JOHANNESBURG, April 10 (Reuters) - Mozambique has named miner Rio Tinto as one of six preferred bidders for a new $3 billion railway and port development project to boost coal exports, the country's transport minister said on Wednesday.
The former Portuguese colony, which emerged from civil war two decades ago, boasts some of the world's largest untapped coal reserves and is expected to become a key source of sought-after premium, hard coking coal used in steel making.
Infrastructure bottlenecks have become a major headache for mining companies in Mozambique's coal-rich Tete province, with some projects delayed or put on hold due to problems of getting coal to port.
Rio Tinto wrote down $3 billion of its Mozambican assets in January, partially because of infrastructure constraints. Winning the bid could be a major boost for its project.
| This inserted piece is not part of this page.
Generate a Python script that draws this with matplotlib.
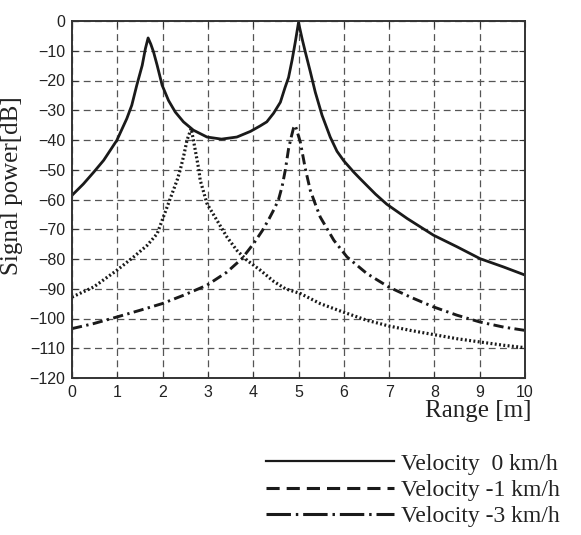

"We had 21 companies in the pre-selection phase and we have selected six preferred bidders, who are now preparing their full bids," Transport Minister Paulo Zucula told Reuters by phone.
Apart from Rio Tinto, mostly logistics companies were among the final six, with a winner to be chosen by July, Zucula said.
The tender is for a 525 kilometre (325-mile) rail line from Tete province to Macuse, in Mozambique's Zambezia province, and for a new port able to initially handle 25 million tonnes of cargo per year, with a potential to double that in the future.
Brazilian mining giant Vale is investing $4.4 billion to revamp another, much longer railway line from Tete province to the deep-water port at Nacala via Malawi.
The winner will be required to source the funds, and will also have to transport non-coal cargo and passengers, given needs to boost growth in a country where more than half live below the national poverty line of around $0.65 a day.
"We are not building infrastructure just for coal," Zucula said. "We are not like Australia that already has infrastructure for everybody and can then dedicate infrastructure for a specific commodity. It's not our case."
Current transport is limited to the Sena line, the only railway linking the coal-rich Moatize basin with the Beira port, and Zucula said a much-delayed upgrade of the line to 6 million tonnes from 3 million last year has finally been completed.
A further upgrade to 20 million tonnes on that same line is scheduled for completion within 18 to 20 months, he added.
"By the end of 2015 we will have a total coal export capacity of more than 30 million tonnes," he added.
Zucula said he did not foresee any problems in companies sourcing funds to pay for the infrastructure, but he expressed concern that delays may force some steel producers, especially from Asia, to source their coking coal from elsewhere.
"In terms of timing, I am really concerned, so that's why we are pushing," he said.